Origin of non-zero-order H 2O desorption kinetics from crystalline ice multilayers on Ru(001)

Abstract

Recent studies have reported non-zero-order kinetics for H 2O desorption from crystalline ice multilayers on Ru(001). To understand the origin of the observed non-zero-order kinetics, D 2O desorption from ultrathin (15–135 BL; 55–490 Å) crystalline D 2O ice multilayers on Ru(001) was measured using a novel combination of laser-induced thermal desorption (LITD) spatial probing and isothermal desorption flux analysis. The ice multilayers were grown on a single-crystal Ru(001) metal substrate using either backfill D 2O vapor deposition or multichannel capillary array dosing methods. The ice multilayers grown via backfill vapor deposition were smooth and highly uniform. The LITD and isothermal desorption flux studies demonstrated that D 2O desorption from these uniform ice multilayers exactly followed zero-order kinetics. Slight deviations from zero-order desorption kinetics were observed only at low D 2O coverages of ≤5 BL D 2O and were attributed to enhanced D 2O-Ru(001) substrate interactions or slight ice surface roughening. In contrast, the ice films prepared using capillary array dosing were spatially non-uniform and exhibited a decreasing multilayer coverage versus distance from the center of the substrate.
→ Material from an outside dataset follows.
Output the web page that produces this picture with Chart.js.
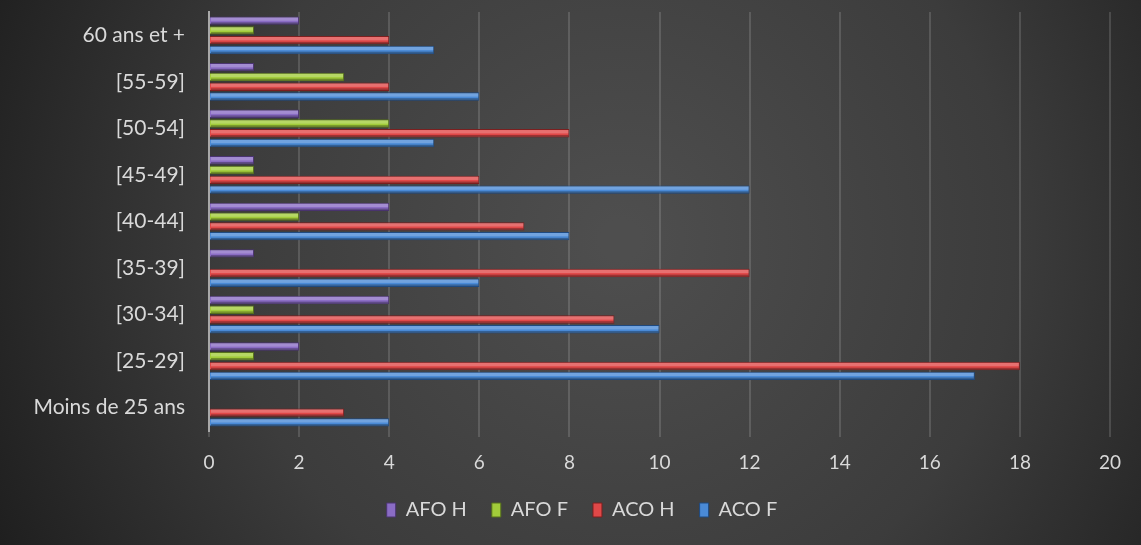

This initial non-uniform D 2O coverage distribution had a dramatic impact on the isothermal desorption flux measurements and produced non-zero-order desorption kinetics. The deviations from zero-order kinetics were directly related to changes in the ice film surface area as the non-uniform initial multilayer coverage was completely desorbed at various positions on the Ru(001) substrate at different times. The desorption kinetics of D 2O from smooth and uniform D 2O ice multilayers on Ru(001) are strictly zero-order. The previous reports of non-zero-order kinetics are assigned to a non-uniform initial D 2O multilayer coverage distribution.